Task statement: Your task is to retype the lines from the opening of the material through the line that includes "21, 22, 38]". Do not copy the pictures.

Material provided:

• • • •

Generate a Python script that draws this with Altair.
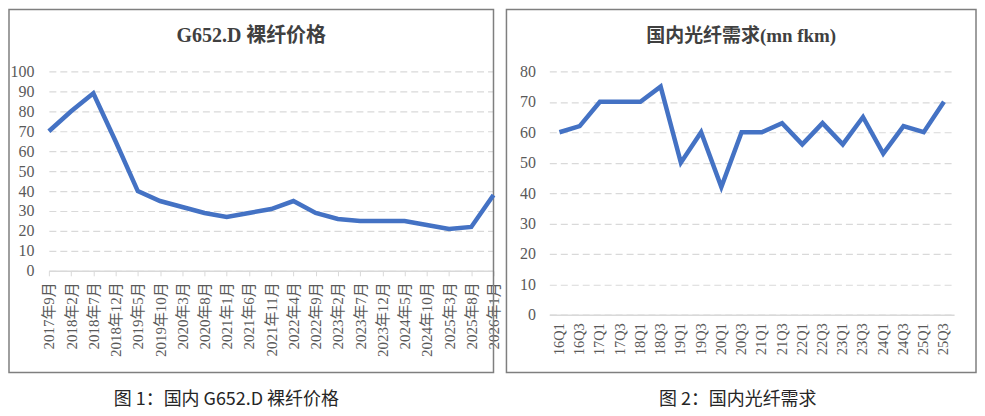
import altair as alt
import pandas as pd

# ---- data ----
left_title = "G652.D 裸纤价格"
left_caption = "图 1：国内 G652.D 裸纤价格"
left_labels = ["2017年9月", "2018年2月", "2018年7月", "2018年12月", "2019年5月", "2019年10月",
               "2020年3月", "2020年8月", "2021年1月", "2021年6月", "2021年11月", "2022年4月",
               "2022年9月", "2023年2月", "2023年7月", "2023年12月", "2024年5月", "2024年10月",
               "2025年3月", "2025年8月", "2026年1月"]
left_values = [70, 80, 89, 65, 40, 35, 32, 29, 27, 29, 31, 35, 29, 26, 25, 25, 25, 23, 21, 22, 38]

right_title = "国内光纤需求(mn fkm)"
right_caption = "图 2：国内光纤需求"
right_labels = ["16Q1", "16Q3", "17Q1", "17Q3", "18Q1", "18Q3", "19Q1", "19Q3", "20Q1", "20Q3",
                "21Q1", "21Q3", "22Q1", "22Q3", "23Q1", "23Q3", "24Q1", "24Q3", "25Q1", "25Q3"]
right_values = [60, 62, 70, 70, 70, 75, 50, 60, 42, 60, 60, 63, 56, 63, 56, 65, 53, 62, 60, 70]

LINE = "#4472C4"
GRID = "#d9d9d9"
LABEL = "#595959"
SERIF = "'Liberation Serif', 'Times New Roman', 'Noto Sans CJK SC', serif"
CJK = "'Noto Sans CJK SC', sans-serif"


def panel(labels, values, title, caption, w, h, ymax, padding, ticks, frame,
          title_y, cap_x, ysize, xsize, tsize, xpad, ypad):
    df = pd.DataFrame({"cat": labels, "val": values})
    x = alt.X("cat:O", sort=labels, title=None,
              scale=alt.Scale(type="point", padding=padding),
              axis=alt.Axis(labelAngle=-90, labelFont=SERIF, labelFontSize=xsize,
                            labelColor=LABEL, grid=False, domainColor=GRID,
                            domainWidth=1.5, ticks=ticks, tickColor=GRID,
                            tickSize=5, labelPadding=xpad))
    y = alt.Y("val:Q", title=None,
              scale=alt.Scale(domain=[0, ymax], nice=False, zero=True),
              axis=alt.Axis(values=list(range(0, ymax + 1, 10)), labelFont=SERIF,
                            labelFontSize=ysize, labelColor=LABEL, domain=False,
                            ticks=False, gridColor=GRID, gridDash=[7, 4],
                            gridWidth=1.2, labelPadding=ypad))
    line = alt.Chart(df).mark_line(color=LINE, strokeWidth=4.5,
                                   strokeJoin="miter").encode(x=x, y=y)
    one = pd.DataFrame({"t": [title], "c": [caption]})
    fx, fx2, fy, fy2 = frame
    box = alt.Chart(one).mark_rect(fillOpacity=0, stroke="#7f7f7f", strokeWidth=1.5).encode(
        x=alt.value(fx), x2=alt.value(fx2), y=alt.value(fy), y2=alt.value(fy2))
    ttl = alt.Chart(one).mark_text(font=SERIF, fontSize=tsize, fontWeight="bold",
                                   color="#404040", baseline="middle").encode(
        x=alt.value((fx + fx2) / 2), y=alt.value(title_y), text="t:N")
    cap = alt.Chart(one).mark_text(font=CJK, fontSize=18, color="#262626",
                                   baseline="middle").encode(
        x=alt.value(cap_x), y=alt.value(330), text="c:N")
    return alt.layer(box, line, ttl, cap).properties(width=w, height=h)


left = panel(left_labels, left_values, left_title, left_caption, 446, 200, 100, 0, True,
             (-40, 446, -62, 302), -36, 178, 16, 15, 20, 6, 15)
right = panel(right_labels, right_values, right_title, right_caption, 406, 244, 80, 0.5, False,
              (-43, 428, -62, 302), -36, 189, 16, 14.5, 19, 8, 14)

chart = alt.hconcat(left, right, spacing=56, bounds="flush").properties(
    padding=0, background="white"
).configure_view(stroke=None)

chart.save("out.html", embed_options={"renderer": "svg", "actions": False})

• • • •

Expected answer:
Generate a Python script that draws this with Altair.
import altair as alt
import pandas as pd

# ---- data ----
left_title = "G652.D 裸纤价格"
left_caption = "图 1：国内 G652.D 裸纤价格"
left_labels = ["2017年9月", "2018年2月", "2018年7月", "2018年12月", "2019年5月", "2019年10月",
               "2020年3月", "2020年8月", "2021年1月", "2021年6月", "2021年11月", "2022年4月",
               "2022年9月", "2023年2月", "2023年7月", "2023年12月", "2024年5月", "2024年10月",
               "2025年3月", "2025年8月", "2026年1月"]
left_values = [70, 80, 89, 65, 40, 35, 32, 29, 27, 29, 31, 35, 29, 26, 25, 25, 25, 23, 21, 22, 38]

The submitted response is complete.